> **Goal of the exercise**
Your task is to repeat the entries underneath exactly, minus the pictures.

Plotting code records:
● ● ● ● ●
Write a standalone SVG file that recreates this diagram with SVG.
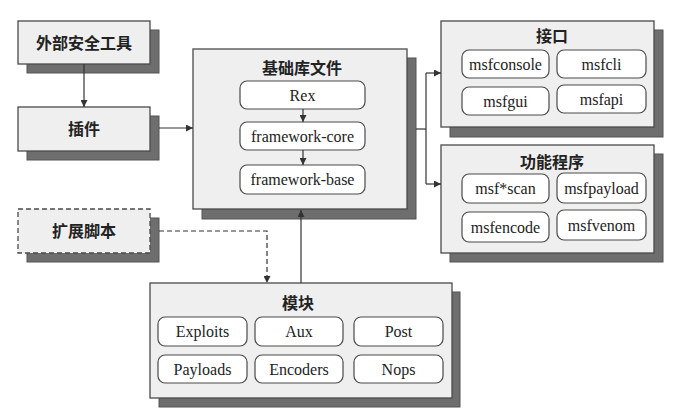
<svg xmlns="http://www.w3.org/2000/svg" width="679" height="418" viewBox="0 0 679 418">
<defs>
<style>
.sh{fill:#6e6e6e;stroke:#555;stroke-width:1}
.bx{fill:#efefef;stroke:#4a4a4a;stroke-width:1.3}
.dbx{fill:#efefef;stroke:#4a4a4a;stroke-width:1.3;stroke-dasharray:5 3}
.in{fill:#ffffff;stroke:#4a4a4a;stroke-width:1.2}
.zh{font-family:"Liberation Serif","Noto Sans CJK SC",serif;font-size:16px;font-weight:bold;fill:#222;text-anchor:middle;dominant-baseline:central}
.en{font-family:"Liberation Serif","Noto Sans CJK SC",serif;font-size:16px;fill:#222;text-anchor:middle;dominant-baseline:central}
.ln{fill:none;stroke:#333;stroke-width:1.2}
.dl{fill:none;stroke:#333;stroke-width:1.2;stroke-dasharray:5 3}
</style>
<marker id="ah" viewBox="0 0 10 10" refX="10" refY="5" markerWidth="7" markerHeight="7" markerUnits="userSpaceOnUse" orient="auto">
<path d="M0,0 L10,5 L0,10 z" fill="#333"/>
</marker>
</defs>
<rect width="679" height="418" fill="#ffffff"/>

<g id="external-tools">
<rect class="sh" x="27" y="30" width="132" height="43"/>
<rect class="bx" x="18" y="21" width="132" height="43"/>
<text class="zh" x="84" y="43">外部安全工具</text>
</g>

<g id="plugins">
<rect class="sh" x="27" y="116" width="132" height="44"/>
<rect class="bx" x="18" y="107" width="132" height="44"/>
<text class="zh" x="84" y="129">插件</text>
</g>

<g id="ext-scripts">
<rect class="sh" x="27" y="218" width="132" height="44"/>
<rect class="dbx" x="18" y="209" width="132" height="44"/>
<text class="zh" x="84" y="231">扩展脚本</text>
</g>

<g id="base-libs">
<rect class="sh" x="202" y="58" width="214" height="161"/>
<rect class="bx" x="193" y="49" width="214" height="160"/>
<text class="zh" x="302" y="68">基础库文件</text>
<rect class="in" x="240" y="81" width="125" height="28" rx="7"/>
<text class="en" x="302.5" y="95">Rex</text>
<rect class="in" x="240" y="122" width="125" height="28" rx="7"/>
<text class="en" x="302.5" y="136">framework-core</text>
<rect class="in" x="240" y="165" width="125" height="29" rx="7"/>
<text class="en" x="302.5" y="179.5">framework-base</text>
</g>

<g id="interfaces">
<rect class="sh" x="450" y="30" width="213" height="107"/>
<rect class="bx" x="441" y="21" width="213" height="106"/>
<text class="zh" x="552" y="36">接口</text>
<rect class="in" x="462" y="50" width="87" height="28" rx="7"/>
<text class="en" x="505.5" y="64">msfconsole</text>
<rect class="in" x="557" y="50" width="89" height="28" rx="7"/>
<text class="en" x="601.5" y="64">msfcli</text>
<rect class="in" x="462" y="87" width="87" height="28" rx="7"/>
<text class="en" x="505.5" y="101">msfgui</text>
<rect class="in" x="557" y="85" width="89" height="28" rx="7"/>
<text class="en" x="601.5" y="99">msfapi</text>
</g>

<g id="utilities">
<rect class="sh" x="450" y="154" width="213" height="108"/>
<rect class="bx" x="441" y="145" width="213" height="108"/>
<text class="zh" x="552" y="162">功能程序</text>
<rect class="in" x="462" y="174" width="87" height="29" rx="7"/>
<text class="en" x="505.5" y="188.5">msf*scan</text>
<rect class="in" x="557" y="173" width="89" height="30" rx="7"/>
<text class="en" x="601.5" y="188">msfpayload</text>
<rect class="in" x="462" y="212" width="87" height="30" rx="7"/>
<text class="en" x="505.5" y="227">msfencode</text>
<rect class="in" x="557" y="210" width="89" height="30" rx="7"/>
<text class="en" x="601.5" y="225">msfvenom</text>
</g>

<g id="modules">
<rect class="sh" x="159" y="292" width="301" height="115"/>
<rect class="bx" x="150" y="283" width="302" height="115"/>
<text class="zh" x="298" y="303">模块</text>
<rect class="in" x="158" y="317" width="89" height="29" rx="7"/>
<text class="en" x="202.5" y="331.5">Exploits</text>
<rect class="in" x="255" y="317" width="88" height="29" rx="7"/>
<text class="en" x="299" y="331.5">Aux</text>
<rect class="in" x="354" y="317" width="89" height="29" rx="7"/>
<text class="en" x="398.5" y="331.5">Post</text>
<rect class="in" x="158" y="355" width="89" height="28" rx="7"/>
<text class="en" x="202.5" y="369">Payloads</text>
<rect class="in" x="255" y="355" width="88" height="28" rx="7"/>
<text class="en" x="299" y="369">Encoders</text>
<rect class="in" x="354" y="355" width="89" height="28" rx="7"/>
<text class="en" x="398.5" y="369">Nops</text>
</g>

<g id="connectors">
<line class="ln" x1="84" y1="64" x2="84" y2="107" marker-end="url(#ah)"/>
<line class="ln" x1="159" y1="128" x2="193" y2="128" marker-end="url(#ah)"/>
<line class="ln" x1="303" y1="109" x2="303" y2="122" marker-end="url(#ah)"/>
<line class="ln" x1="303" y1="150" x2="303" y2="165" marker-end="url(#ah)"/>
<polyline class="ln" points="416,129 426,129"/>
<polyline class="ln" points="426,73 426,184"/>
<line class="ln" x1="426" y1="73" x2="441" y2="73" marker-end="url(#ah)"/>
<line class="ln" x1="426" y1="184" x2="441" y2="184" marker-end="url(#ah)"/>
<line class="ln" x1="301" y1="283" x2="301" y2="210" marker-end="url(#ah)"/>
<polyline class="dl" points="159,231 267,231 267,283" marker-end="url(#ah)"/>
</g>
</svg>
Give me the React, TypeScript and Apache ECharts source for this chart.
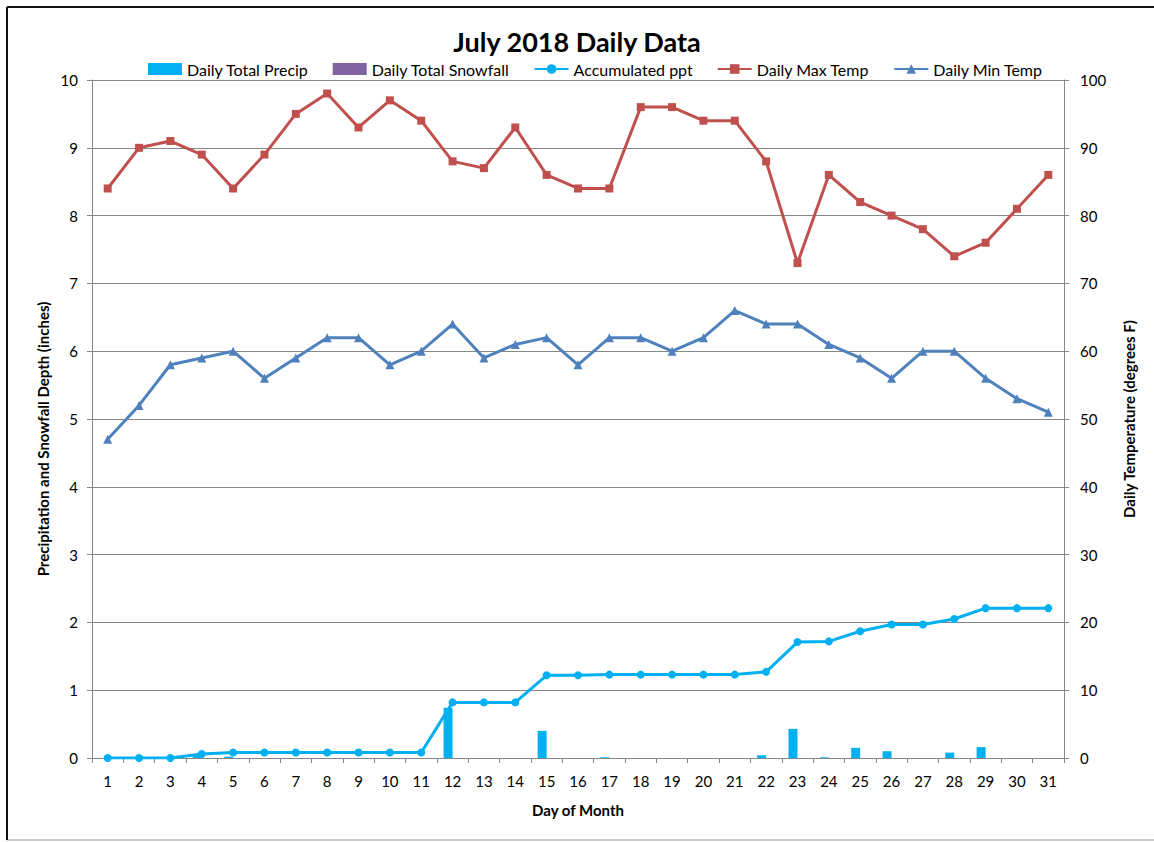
● ● ● ● ●
> **Final result**
Write a standalone SVG file that recreates this diagram with SVG.
<svg xmlns="http://www.w3.org/2000/svg" width="679" height="418" viewBox="0 0 679 418">
<defs>
<style>
.sh{fill:#6e6e6e;stroke:#555;stroke-width:1}
.bx{fill:#efefef;stroke:#4a4a4a;stroke-width:1.3}
.dbx{fill:#efefef;stroke:#4a4a4a;stroke-width:1.3;stroke-dasharray:5 3}
.in{fill:#ffffff;stroke:#4a4a4a;stroke-width:1.2}
.zh{font-family:"Liberation Serif","Noto Sans CJK SC",serif;font-size:16px;font-weight:bold;fill:#222;text-anchor:middle;dominant-baseline:central}
.en{font-family:"Liberation Serif","Noto Sans CJK SC",serif;font-size:16px;fill:#222;text-anchor:middle;dominant-baseline:central}
.ln{fill:none;stroke:#333;stroke-width:1.2}
.dl{fill:none;stroke:#333;stroke-width:1.2;stroke-dasharray:5 3}
</style>
<marker id="ah" viewBox="0 0 10 10" refX="10" refY="5" markerWidth="7" markerHeight="7" markerUnits="userSpaceOnUse" orient="auto">
<path d="M0,0 L10,5 L0,10 z" fill="#333"/>
</marker>
</defs>
<rect width="679" height="418" fill="#ffffff"/>

<g id="external-tools">
<rect class="sh" x="27" y="30" width="132" height="43"/>
<rect class="bx" x="18" y="21" width="132" height="43"/>
<text class="zh" x="84" y="43">外部安全工具</text>
</g>

<g id="plugins">
<rect class="sh" x="27" y="116" width="132" height="44"/>
<rect class="bx" x="18" y="107" width="132" height="44"/>
<text class="zh" x="84" y="129">插件</text>
</g>

<g id="ext-scripts">
<rect class="sh" x="27" y="218" width="132" height="44"/>
<rect class="dbx" x="18" y="209" width="132" height="44"/>
<text class="zh" x="84" y="231">扩展脚本</text>
</g>

<g id="base-libs">
<rect class="sh" x="202" y="58" width="214" height="161"/>
<rect class="bx" x="193" y="49" width="214" height="160"/>
<text class="zh" x="302" y="68">基础库文件</text>
<rect class="in" x="240" y="81" width="125" height="28" rx="7"/>
<text class="en" x="302.5" y="95">Rex</text>
<rect class="in" x="240" y="122" width="125" height="28" rx="7"/>
<text class="en" x="302.5" y="136">framework-core</text>
<rect class="in" x="240" y="165" width="125" height="29" rx="7"/>
<text class="en" x="302.5" y="179.5">framework-base</text>
</g>

<g id="interfaces">
<rect class="sh" x="450" y="30" width="213" height="107"/>
<rect class="bx" x="441" y="21" width="213" height="106"/>
<text class="zh" x="552" y="36">接口</text>
<rect class="in" x="462" y="50" width="87" height="28" rx="7"/>
<text class="en" x="505.5" y="64">msfconsole</text>
<rect class="in" x="557" y="50" width="89" height="28" rx="7"/>
<text class="en" x="601.5" y="64">msfcli</text>
<rect class="in" x="462" y="87" width="87" height="28" rx="7"/>
<text class="en" x="505.5" y="101">msfgui</text>
<rect class="in" x="557" y="85" width="89" height="28" rx="7"/>
<text class="en" x="601.5" y="99">msfapi</text>
</g>

<g id="utilities">
<rect class="sh" x="450" y="154" width="213" height="108"/>
<rect class="bx" x="441" y="145" width="213" height="108"/>
<text class="zh" x="552" y="162">功能程序</text>
<rect class="in" x="462" y="174" width="87" height="29" rx="7"/>
<text class="en" x="505.5" y="188.5">msf*scan</text>
<rect class="in" x="557" y="173" width="89" height="30" rx="7"/>
<text class="en" x="601.5" y="188">msfpayload</text>
<rect class="in" x="462" y="212" width="87" height="30" rx="7"/>
<text class="en" x="505.5" y="227">msfencode</text>
<rect class="in" x="557" y="210" width="89" height="30" rx="7"/>
<text class="en" x="601.5" y="225">msfvenom</text>
</g>

<g id="modules">
<rect class="sh" x="159" y="292" width="301" height="115"/>
<rect class="bx" x="150" y="283" width="302" height="115"/>
<text class="zh" x="298" y="303">模块</text>
<rect class="in" x="158" y="317" width="89" height="29" rx="7"/>
<text class="en" x="202.5" y="331.5">Exploits</text>
<rect class="in" x="255" y="317" width="88" height="29" rx="7"/>
<text class="en" x="299" y="331.5">Aux</text>
<rect class="in" x="354" y="317" width="89" height="29" rx="7"/>
<text class="en" x="398.5" y="331.5">Post</text>
<rect class="in" x="158" y="355" width="89" height="28" rx="7"/>
<text class="en" x="202.5" y="369">Payloads</text>
<rect class="in" x="255" y="355" width="88" height="28" rx="7"/>
<text class="en" x="299" y="369">Encoders</text>
<rect class="in" x="354" y="355" width="89" height="28" rx="7"/>
<text class="en" x="398.5" y="369">Nops</text>
</g>

<g id="connectors">
<line class="ln" x1="84" y1="64" x2="84" y2="107" marker-end="url(#ah)"/>
<line class="ln" x1="159" y1="128" x2="193" y2="128" marker-end="url(#ah)"/>
<line class="ln" x1="303" y1="109" x2="303" y2="122" marker-end="url(#ah)"/>
<line class="ln" x1="303" y1="150" x2="303" y2="165" marker-end="url(#ah)"/>
<polyline class="ln" points="416,129 426,129"/>
<polyline class="ln" points="426,73 426,184"/>
<line class="ln" x1="426" y1="73" x2="441" y2="73" marker-end="url(#ah)"/>
<line class="ln" x1="426" y1="184" x2="441" y2="184" marker-end="url(#ah)"/>
<line class="ln" x1="301" y1="283" x2="301" y2="210" marker-end="url(#ah)"/>
<polyline class="dl" points="159,231 267,231 267,283" marker-end="url(#ah)"/>
</g>
</svg>
Give me the React, TypeScript and Apache ECharts source for this chart.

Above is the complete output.